What a wonderful god, hmm?
NEXT UP: Speaking of scandals, the leader of one of the biggest fundagelical umbrella groups out there, Acts 29, just lost his CEO position due to being an alleged mega-bully. We’ll explore Steve Timmis’ many buzzwords and chart his rise to success–and see what red flags might have predicted this outcome.
Endnotes.
Pre-Tribbers Are Weenies: See, TRUE CHRISTIAN™ Rapture nuts are post-Tribbers, meaning they think the Rapture will come after the seven years of intense persecution called the Tribulation, not before it. Pre-Trib Rapture nuts think the Rapture will come before the Tribulation, thus saving those Raptured from pain and torture at evil atheists’ hands. Post-Tribbers fully embrace the idea of persecution and think pre-Tribbers are setting themselves up for dealbreaking doubts when the Tribulation comes along and they’re caught in it.
On that note, a friend of mine told me many years ago that he was a pan-Tribber.

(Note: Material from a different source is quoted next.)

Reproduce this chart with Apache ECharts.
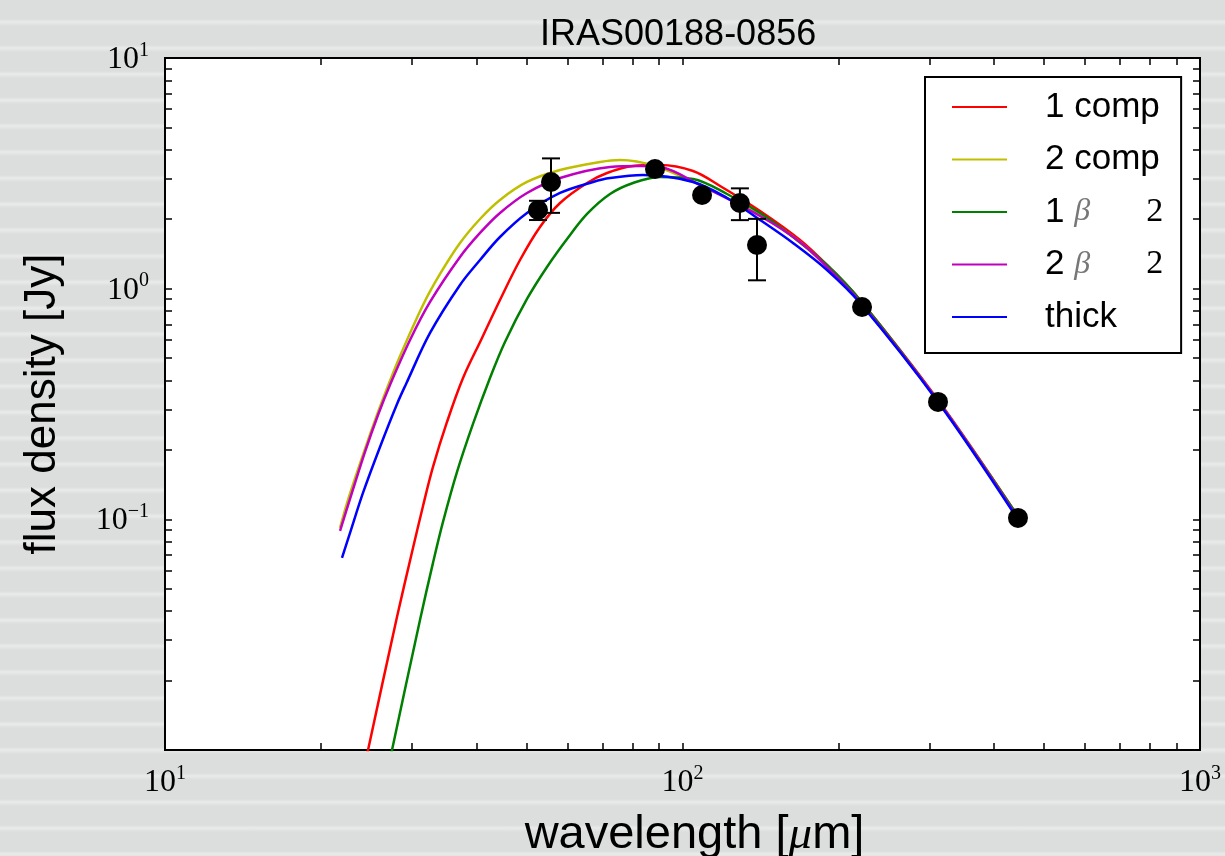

Whatever happened, he’d just keep on keepin’ on and trust that Jesus would make it all pan out. HAW HAW! But it blew my li’l Pentecostal mind to find someone who wasn’t panicking about the Rapture. What was this foul sorcery?!? For once, though, my then-husband Biff was speechless. He’d been trying to haul out his doctrinal yardstick, but Erik’s calmness and lack of terror stymied him completely!
Imagine my surprise when I found out many years later that “tribbing” is a euphemism for a lesbian sex activity. According to Urban Dictionary, it’s “a survival technique enabling two women to start a fire using nothing but their vaginas.” Now you know! I wonder if I’m the only Patheos writer who’s (accidentally) gotten away with including the name of a sex act in a post title? (Back to the post!)